■ **Task objective**
Below are some records: retype them all exactly, but not the pictures.

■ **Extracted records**
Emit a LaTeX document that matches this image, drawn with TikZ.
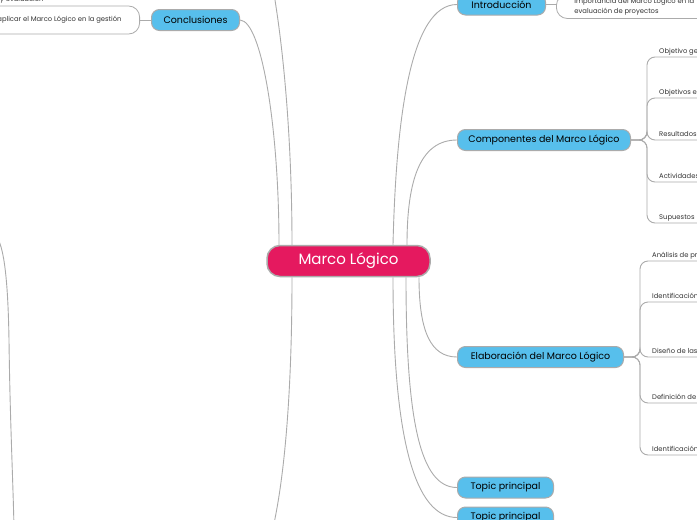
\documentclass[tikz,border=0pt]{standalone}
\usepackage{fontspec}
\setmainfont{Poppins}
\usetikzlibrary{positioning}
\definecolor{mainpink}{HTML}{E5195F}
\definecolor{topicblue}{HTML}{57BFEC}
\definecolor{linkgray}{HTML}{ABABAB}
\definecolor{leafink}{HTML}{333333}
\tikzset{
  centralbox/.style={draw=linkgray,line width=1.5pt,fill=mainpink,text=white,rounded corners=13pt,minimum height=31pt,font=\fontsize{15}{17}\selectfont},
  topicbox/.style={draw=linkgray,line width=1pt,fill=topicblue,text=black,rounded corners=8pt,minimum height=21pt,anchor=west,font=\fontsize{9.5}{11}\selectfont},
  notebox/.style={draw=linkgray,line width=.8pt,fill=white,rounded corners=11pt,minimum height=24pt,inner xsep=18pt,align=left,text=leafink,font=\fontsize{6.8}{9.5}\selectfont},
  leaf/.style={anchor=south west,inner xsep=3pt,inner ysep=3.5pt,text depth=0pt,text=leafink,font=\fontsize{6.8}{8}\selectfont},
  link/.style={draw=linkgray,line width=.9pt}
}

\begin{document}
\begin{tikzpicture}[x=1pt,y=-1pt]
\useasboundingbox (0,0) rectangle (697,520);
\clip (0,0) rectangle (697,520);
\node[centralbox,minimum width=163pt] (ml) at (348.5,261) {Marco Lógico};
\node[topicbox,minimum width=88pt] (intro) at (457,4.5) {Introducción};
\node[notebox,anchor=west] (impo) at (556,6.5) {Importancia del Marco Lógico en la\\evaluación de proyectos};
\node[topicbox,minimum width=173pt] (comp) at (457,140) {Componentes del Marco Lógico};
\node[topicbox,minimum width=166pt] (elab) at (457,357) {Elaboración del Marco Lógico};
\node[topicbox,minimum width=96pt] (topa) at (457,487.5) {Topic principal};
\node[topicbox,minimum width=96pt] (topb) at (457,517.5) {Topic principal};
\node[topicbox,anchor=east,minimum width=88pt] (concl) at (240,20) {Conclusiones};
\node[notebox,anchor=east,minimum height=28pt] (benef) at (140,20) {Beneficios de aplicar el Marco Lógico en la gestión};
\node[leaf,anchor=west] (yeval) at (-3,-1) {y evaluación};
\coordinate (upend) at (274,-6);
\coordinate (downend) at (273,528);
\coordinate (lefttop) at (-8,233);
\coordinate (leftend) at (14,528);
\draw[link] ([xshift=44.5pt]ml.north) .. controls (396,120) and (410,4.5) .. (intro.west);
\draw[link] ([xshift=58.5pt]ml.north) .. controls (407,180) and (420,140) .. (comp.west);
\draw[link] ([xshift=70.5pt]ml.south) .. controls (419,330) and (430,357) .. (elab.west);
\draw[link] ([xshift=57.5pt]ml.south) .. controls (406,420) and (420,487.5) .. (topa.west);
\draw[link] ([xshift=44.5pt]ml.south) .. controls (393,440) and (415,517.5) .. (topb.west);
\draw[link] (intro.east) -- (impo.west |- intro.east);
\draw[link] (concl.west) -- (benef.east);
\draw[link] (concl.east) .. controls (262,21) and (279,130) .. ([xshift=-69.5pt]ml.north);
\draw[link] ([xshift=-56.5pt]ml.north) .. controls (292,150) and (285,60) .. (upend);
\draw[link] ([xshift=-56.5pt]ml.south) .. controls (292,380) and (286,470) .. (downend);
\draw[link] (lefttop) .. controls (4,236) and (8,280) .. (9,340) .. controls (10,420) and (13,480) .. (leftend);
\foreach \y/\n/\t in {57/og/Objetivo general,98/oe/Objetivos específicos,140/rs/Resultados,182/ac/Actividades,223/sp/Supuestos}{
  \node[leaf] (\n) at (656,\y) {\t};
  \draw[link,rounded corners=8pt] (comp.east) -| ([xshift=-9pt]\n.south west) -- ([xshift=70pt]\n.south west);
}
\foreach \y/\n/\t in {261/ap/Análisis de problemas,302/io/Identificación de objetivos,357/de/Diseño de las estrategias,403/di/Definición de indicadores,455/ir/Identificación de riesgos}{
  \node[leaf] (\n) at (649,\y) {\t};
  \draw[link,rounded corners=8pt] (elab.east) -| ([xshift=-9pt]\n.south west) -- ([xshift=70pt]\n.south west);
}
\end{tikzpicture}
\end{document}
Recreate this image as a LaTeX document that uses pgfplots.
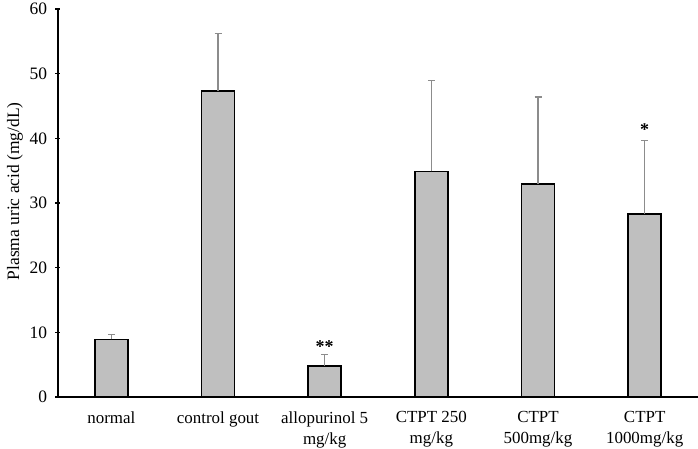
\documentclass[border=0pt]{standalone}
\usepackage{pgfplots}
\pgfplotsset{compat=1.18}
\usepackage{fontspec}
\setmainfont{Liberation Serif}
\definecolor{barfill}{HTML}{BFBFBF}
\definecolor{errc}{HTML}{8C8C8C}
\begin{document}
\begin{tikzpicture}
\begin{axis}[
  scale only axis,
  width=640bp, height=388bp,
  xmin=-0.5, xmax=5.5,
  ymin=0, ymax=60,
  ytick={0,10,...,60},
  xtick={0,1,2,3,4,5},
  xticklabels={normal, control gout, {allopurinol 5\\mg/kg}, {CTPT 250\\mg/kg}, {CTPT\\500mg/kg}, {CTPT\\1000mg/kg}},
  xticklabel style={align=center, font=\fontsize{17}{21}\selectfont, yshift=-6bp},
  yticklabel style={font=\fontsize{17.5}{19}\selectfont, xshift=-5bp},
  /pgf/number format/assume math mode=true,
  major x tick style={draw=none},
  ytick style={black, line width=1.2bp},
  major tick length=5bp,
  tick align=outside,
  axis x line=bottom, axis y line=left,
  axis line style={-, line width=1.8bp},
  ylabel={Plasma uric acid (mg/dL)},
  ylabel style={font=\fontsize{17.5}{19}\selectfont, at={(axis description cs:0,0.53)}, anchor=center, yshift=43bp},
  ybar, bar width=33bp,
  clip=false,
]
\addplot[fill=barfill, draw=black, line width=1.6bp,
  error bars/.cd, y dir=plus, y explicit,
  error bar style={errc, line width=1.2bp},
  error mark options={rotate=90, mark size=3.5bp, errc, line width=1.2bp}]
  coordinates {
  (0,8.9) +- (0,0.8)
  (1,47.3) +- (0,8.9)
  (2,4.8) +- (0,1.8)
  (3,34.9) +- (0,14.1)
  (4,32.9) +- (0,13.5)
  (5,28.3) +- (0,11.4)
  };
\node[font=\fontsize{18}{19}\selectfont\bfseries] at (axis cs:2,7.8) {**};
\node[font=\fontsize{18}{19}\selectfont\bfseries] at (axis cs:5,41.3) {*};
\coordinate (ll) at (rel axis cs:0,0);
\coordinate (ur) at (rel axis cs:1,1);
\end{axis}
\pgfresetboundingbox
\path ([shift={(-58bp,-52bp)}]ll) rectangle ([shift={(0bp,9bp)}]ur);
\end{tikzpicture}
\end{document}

■ **Reply**
Emit a LaTeX document that matches this image, drawn with TikZ.
\documentclass[tikz,border=0pt]{standalone}
\usepackage{fontspec}
\setmainfont{Poppins}
\usetikzlibrary{positioning}
\definecolor{mainpink}{HTML}{E5195F}
\definecolor{topicblue}{HTML}{57BFEC}
\definecolor{linkgray}{HTML}{ABABAB}
\definecolor{leafink}{HTML}{333333}
\tikzset{
  centralbox/.style={draw=linkgray,line width=1.5pt,fill=mainpink,text=white,rounded corners=13pt,minimum height=31pt,font=\fontsize{15}{17}\selectfont},
  topicbox/.style={draw=linkgray,line width=1pt,fill=topicblue,text=black,rounded corners=8pt,minimum height=21pt,anchor=west,font=\fontsize{9.5}{11}\selectfont},
  notebox/.style={draw=linkgray,line width=.8pt,fill=white,rounded corners=11pt,minimum height=24pt,inner xsep=18pt,align=left,text=leafink,font=\fontsize{6.8}{9.5}\selectfont},
  leaf/.style={anchor=south west,inner xsep=3pt,inner ysep=3.5pt,text depth=0pt,text=leafink,font=\fontsize{6.8}{8}\selectfont},
  link/.style={draw=linkgray,line width=.9pt}
}

\begin{document}
\begin{tikzpicture}[x=1pt,y=-1pt]
\useasboundingbox (0,0) rectangle (697,520);
\clip (0,0) rectangle (697,520);
\node[centralbox,minimum width=163pt] (ml) at (348.5,261) {Marco Lógico};
\node[topicbox,minimum width=88pt] (intro) at (457,4.5) {Introducción};
\node[notebox,anchor=west] (impo) at (556,6.5) {Importancia del Marco Lógico en la\\evaluación de proyectos};
\node[topicbox,minimum width=173pt] (comp) at (457,140) {Componentes del Marco Lógico};
\node[topicbox,minimum width=166pt] (elab) at (457,357) {Elaboración del Marco Lógico};
\node[topicbox,minimum width=96pt] (topa) at (457,487.5) {Topic principal};
\node[topicbox,minimum width=96pt] (topb) at (457,517.5) {Topic principal};
\node[topicbox,anchor=east,minimum width=88pt] (concl) at (240,20) {Conclusiones};
\node[notebox,anchor=east,minimum height=28pt] (benef) at (140,20) {Beneficios de aplicar el Marco Lógico en la gestión};
\node[leaf,anchor=west] (yeval) at (-3,-1) {y evaluación};
\coordinate (upend) at (274,-6);
\coordinate (downend) at (273,528);
\coordinate (lefttop) at (-8,233);
\coordinate (leftend) at (14,528);
\draw[link] ([xshift=44.5pt]ml.north) .. controls (396,120) and (410,4.5) .. (intro.west);
\draw[link] ([xshift=58.5pt]ml.north) .. controls (407,180) and (420,140) .. (comp.west);
\draw[link] ([xshift=70.5pt]ml.south) .. controls (419,330) and (430,357) .. (elab.west);
\draw[link] ([xshift=57.5pt]ml.south) .. controls (406,420) and (420,487.5) .. (topa.west);
\draw[link] ([xshift=44.5pt]ml.south) .. controls (393,440) and (415,517.5) .. (topb.west);
\draw[link] (intro.east) -- (impo.west |- intro.east);
\draw[link] (concl.west) -- (benef.east);
\draw[link] (concl.east) .. controls (262,21) and (279,130) .. ([xshift=-69.5pt]ml.north);
\draw[link] ([xshift=-56.5pt]ml.north) .. controls (292,150) and (285,60) .. (upend);
\draw[link] ([xshift=-56.5pt]ml.south) .. controls (292,380) and (286,470) .. (downend);
\draw[link] (lefttop) .. controls (4,236) and (8,280) .. (9,340) .. controls (10,420) and (13,480) .. (leftend);
\foreach \y/\n/\t in {57/og/Objetivo general,98/oe/Objetivos específicos,140/rs/Resultados,182/ac/Actividades,223/sp/Supuestos}{
  \node[leaf] (\n) at (656,\y) {\t};
  \draw[link,rounded corners=8pt] (comp.east) -| ([xshift=-9pt]\n.south west) -- ([xshift=70pt]\n.south west);
}
\foreach \y/\n/\t in {261/ap/Análisis de problemas,302/io/Identificación de objetivos,357/de/Diseño de las estrategias,403/di/Definición de indicadores,455/ir/Identificación de riesgos}{
  \node[leaf] (\n) at (649,\y) {\t};
  \draw[link,rounded corners=8pt] (elab.east) -| ([xshift=-9pt]\n.south west) -- ([xshift=70pt]\n.south west);
}
\end{tikzpicture}
\end{document}
Recreate this image as a LaTeX document that uses pgfplots.
\documentclass[border=0pt]{standalone}
\usepackage{pgfplots}
\pgfplotsset{compat=1.18}
\usepackage{fontspec}
\setmainfont{Liberation Serif}
\definecolor{barfill}{HTML}{BFBFBF}
\definecolor{errc}{HTML}{8C8C8C}
\begin{document}
\begin{tikzpicture}
\begin{axis}[
  scale only axis,
  width=640bp, height=388bp,
  xmin=-0.5, xmax=5.5,
  ymin=0, ymax=60,
  ytick={0,10,...,60},
  xtick={0,1,2,3,4,5},
  xticklabels={normal, control gout, {allopurinol 5\\mg/kg}, {CTPT 250\\mg/kg}, {CTPT\\500mg/kg}, {CTPT\\1000mg/kg}},
  xticklabel style={align=center, font=\fontsize{17}{21}\selectfont, yshift=-6bp},
  yticklabel style={font=\fontsize{17.5}{19}\selectfont, xshift=-5bp},
  /pgf/number format/assume math mode=true,
  major x tick style={draw=none},
  ytick style={black, line width=1.2bp},
  major tick length=5bp,
  tick align=outside,
  axis x line=bottom, axis y line=left,
  axis line style={-, line width=1.8bp},
  ylabel={Plasma uric acid (mg/dL)},
  ylabel style={font=\fontsize{17.5}{19}\selectfont, at={(axis description cs:0,0.53)}, anchor=center, yshift=43bp},
  ybar, bar width=33bp,
  clip=false,
]
\addplot[fill=barfill, draw=black, line width=1.6bp,
  error bars/.cd, y dir=plus, y explicit,
  error bar style={errc, line width=1.2bp},
  error mark options={rotate=90, mark size=3.5bp, errc, line width=1.2bp}]
  coordinates {
  (0,8.9) +- (0,0.8)
  (1,47.3) +- (0,8.9)
  (2,4.8) +- (0,1.8)
  (3,34.9) +- (0,14.1)
  (4,32.9) +- (0,13.5)
  (5,28.3) +- (0,11.4)
  };
\node[font=\fontsize{18}{19}\selectfont\bfseries] at (axis cs:2,7.8) {**};
\node[font=\fontsize{18}{19}\selectfont\bfseries] at (axis cs:5,41.3) {*};
\coordinate (ll) at (rel axis cs:0,0);
\coordinate (ur) at (rel axis cs:1,1);
\end{axis}
\pgfresetboundingbox
\path ([shift={(-58bp,-52bp)}]ll) rectangle ([shift={(0bp,9bp)}]ur);
\end{tikzpicture}
\end{document}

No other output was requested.